**EXERCISE AIM**
Please reproduce the lines of the records below from the one holding "Reproduce this chart" through the one holding "const fmt = (v: number)", inclusive, skipping all pictures.

**GIVEN INFORMATION**
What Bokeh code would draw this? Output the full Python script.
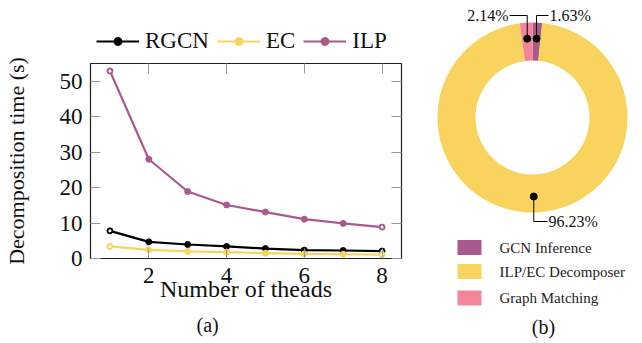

--

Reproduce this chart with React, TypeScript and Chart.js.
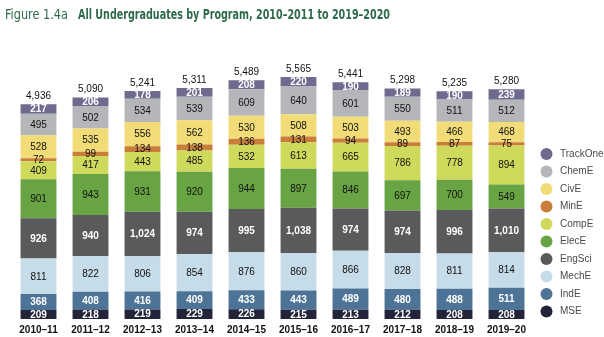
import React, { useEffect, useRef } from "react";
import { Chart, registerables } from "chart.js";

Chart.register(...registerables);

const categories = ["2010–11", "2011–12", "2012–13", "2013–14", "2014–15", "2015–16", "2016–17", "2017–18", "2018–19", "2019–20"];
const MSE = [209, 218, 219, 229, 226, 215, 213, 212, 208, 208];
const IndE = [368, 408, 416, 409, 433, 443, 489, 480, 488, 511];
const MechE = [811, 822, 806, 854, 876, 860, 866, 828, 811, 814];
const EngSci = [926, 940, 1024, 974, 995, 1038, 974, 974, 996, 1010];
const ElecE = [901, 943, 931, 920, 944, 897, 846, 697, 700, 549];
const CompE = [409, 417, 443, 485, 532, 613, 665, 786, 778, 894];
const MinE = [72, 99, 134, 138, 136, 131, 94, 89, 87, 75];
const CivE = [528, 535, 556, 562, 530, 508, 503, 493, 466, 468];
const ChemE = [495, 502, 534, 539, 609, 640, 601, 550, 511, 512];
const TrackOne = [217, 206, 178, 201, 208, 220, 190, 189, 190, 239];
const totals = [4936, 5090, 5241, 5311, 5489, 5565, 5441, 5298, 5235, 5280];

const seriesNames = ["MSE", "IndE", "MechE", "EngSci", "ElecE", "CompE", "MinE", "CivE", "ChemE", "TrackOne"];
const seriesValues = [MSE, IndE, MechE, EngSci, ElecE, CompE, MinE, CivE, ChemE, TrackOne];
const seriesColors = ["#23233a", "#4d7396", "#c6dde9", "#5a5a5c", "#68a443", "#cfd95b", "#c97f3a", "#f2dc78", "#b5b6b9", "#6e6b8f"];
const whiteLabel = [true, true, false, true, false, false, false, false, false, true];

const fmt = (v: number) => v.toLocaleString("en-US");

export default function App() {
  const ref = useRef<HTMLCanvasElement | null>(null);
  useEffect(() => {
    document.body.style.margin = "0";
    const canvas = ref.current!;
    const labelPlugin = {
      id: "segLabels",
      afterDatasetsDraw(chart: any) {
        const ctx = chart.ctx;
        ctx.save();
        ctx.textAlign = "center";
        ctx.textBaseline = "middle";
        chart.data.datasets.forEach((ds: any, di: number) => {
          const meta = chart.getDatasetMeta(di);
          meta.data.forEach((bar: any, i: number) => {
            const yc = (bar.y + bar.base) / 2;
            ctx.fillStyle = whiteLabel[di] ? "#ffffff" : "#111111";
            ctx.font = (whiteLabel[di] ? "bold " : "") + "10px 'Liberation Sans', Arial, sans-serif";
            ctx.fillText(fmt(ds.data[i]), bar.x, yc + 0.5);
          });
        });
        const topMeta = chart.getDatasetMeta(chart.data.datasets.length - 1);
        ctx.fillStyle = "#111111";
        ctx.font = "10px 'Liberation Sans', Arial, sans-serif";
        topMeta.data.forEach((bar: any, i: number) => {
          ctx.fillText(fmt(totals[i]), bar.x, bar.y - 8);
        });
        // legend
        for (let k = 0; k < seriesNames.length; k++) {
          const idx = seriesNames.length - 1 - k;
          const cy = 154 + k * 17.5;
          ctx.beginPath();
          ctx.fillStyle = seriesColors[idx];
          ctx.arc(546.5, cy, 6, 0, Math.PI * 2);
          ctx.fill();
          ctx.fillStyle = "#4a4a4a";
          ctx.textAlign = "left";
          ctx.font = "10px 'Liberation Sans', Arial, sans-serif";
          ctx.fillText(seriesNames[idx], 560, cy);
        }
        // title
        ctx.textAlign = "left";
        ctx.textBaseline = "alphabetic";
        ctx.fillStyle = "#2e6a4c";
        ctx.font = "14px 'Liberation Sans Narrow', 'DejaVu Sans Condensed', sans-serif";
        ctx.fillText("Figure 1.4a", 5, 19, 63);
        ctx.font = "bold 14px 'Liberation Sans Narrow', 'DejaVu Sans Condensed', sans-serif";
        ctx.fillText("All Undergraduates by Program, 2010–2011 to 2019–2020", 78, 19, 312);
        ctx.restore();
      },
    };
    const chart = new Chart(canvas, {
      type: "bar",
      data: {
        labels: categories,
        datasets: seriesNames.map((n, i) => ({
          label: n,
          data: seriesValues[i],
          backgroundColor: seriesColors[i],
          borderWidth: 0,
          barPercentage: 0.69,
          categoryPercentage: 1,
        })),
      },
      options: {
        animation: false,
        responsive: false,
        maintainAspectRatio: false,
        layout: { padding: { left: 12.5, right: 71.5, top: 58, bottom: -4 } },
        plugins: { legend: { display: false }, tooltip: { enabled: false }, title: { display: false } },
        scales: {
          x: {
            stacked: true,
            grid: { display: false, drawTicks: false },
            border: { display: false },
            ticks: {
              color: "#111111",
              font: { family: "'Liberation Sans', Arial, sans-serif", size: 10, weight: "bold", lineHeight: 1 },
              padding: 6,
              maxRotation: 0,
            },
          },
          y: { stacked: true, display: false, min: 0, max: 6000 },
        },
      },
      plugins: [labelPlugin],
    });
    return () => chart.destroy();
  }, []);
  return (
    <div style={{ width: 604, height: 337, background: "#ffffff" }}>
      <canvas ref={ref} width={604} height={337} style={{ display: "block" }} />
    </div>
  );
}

---

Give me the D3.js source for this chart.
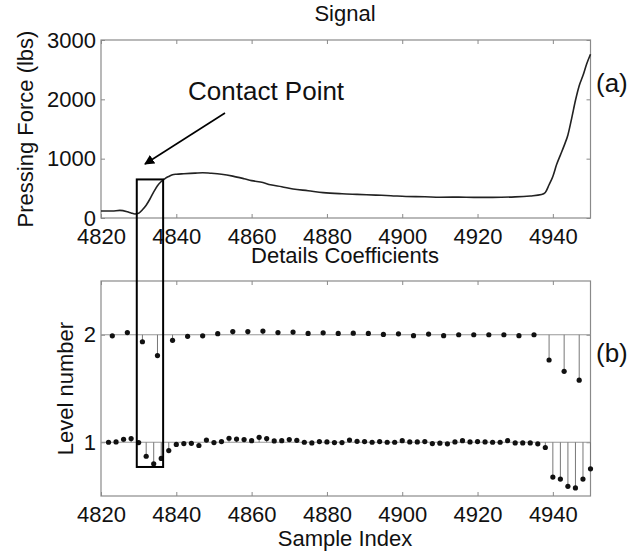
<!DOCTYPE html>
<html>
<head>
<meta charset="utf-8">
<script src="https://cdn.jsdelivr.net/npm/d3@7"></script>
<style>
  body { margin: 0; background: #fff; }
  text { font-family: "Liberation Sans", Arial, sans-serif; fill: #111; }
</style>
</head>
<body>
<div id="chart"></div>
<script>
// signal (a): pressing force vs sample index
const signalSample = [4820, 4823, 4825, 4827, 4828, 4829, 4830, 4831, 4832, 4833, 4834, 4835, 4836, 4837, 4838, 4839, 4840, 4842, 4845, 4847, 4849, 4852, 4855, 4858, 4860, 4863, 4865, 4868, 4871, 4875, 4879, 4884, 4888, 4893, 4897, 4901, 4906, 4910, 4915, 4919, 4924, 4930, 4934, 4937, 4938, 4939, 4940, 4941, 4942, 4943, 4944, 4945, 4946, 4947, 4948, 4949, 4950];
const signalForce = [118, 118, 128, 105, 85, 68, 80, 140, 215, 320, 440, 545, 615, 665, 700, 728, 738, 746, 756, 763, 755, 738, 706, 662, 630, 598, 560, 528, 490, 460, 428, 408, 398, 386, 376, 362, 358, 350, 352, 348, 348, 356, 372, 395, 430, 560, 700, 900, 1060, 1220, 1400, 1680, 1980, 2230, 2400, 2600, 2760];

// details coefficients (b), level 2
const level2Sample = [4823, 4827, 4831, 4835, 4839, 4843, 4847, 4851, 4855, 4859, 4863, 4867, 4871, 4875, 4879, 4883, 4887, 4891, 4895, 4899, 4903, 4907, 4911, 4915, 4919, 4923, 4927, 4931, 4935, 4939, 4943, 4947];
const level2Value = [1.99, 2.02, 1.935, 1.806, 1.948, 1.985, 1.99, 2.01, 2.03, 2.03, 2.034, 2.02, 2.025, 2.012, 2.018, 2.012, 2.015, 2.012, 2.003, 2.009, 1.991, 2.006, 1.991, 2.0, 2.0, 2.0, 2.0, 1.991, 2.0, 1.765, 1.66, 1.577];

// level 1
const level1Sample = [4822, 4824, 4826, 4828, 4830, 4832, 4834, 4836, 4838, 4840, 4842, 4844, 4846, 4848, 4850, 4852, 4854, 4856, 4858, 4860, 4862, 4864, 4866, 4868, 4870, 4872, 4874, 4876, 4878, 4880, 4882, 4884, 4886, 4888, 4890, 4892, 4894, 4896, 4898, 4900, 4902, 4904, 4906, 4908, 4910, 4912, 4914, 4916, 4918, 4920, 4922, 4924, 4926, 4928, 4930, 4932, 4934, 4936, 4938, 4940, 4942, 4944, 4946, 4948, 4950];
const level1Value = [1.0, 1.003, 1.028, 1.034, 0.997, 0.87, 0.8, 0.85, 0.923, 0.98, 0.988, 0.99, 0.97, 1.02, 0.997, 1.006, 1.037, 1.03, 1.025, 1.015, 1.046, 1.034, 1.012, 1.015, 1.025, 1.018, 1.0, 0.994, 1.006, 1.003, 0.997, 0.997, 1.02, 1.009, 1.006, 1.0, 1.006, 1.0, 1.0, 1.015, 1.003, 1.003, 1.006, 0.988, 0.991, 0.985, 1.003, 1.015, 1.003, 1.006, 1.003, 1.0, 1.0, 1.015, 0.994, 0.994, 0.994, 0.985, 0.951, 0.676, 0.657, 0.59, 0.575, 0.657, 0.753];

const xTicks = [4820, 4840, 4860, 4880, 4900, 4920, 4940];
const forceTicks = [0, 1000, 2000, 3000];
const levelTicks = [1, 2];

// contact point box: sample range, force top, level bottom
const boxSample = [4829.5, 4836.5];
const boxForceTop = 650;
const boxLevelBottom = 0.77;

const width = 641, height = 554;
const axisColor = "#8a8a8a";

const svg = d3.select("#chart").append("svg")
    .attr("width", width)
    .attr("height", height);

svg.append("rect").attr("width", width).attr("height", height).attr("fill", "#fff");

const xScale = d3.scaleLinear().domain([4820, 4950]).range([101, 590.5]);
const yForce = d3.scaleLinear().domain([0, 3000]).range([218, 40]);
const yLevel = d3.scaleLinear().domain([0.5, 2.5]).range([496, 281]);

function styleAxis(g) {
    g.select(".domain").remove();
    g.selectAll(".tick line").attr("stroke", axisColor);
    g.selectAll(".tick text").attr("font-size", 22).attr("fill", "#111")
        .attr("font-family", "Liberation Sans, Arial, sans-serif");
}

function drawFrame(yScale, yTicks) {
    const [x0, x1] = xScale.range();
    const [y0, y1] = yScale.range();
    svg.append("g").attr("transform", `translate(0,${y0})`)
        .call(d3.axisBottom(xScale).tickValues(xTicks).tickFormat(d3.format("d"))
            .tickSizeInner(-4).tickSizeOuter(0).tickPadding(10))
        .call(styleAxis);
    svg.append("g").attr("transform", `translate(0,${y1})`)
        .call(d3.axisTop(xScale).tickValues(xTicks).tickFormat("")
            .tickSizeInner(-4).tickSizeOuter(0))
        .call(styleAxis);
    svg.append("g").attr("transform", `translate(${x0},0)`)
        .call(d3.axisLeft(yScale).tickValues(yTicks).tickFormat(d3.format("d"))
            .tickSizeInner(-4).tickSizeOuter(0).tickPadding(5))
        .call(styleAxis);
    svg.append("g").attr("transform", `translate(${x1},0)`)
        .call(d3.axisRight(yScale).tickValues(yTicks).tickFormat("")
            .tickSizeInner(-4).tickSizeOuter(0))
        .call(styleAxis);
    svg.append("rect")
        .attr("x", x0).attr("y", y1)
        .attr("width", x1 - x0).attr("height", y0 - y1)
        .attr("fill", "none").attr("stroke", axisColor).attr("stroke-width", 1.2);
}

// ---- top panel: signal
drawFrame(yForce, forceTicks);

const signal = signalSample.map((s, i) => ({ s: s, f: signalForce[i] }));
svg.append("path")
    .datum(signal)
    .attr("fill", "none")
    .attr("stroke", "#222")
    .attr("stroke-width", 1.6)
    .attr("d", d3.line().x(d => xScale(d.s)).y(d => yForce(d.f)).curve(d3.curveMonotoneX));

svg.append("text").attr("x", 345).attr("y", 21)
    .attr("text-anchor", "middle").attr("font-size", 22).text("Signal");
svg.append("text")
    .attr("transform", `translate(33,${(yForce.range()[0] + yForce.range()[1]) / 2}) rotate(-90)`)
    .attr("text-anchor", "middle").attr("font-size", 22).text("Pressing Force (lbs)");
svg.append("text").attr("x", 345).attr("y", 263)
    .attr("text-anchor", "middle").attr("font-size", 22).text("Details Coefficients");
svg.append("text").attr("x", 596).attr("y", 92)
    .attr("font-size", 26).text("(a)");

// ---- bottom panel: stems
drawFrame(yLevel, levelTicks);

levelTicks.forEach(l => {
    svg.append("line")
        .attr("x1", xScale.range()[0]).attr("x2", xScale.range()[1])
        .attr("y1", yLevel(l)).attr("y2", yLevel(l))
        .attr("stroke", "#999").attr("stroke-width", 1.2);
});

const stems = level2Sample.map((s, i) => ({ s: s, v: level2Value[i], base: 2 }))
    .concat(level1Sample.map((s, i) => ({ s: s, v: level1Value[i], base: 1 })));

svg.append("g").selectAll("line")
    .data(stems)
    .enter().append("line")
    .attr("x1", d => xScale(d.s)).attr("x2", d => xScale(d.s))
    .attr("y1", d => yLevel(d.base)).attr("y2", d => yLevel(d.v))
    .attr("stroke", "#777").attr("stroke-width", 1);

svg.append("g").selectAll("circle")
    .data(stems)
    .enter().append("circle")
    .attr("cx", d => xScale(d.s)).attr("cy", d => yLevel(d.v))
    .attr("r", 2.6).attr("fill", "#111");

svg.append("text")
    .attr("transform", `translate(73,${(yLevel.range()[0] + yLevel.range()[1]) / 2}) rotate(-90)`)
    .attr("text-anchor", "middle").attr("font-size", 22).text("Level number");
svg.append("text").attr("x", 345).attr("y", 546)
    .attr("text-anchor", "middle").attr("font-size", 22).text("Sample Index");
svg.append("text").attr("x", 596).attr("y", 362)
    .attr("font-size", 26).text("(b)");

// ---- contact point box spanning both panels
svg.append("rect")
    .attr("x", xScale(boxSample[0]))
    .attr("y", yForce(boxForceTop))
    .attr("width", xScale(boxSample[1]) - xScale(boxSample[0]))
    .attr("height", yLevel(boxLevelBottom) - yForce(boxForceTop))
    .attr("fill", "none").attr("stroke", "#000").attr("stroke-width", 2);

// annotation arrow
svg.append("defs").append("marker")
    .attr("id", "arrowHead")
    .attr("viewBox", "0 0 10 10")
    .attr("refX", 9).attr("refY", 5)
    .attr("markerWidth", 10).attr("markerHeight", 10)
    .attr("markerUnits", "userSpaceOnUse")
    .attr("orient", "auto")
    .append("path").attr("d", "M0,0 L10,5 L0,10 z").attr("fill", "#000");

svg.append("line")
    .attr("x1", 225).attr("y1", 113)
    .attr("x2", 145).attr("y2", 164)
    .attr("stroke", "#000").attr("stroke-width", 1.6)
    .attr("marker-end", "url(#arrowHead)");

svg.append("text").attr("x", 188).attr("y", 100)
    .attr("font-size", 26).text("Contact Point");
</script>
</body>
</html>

**SOLUTION TO THIS PROBLEM**
Reproduce this chart with React, TypeScript and Chart.js.
import React, { useEffect, useRef } from "react";
import { Chart, registerables } from "chart.js";

Chart.register(...registerables);

const categories = ["2010–11", "2011–12", "2012–13", "2013–14", "2014–15", "2015–16", "2016–17", "2017–18", "2018–19", "2019–20"];
const MSE = [209, 218, 219, 229, 226, 215, 213, 212, 208, 208];
const IndE = [368, 408, 416, 409, 433, 443, 489, 480, 488, 511];
const MechE = [811, 822, 806, 854, 876, 860, 866, 828, 811, 814];
const EngSci = [926, 940, 1024, 974, 995, 1038, 974, 974, 996, 1010];
const ElecE = [901, 943, 931, 920, 944, 897, 846, 697, 700, 549];
const CompE = [409, 417, 443, 485, 532, 613, 665, 786, 778, 894];
const MinE = [72, 99, 134, 138, 136, 131, 94, 89, 87, 75];
const CivE = [528, 535, 556, 562, 530, 508, 503, 493, 466, 468];
const ChemE = [495, 502, 534, 539, 609, 640, 601, 550, 511, 512];
const TrackOne = [217, 206, 178, 201, 208, 220, 190, 189, 190, 239];
const totals = [4936, 5090, 5241, 5311, 5489, 5565, 5441, 5298, 5235, 5280];

const seriesNames = ["MSE", "IndE", "MechE", "EngSci", "ElecE", "CompE", "MinE", "CivE", "ChemE", "TrackOne"];
const seriesValues = [MSE, IndE, MechE, EngSci, ElecE, CompE, MinE, CivE, ChemE, TrackOne];
const seriesColors = ["#23233a", "#4d7396", "#c6dde9", "#5a5a5c", "#68a443", "#cfd95b", "#c97f3a", "#f2dc78", "#b5b6b9", "#6e6b8f"];
const whiteLabel = [true, true, false, true, false, false, false, false, false, true];

const fmt = (v: number) => v.toLocaleString("en-US");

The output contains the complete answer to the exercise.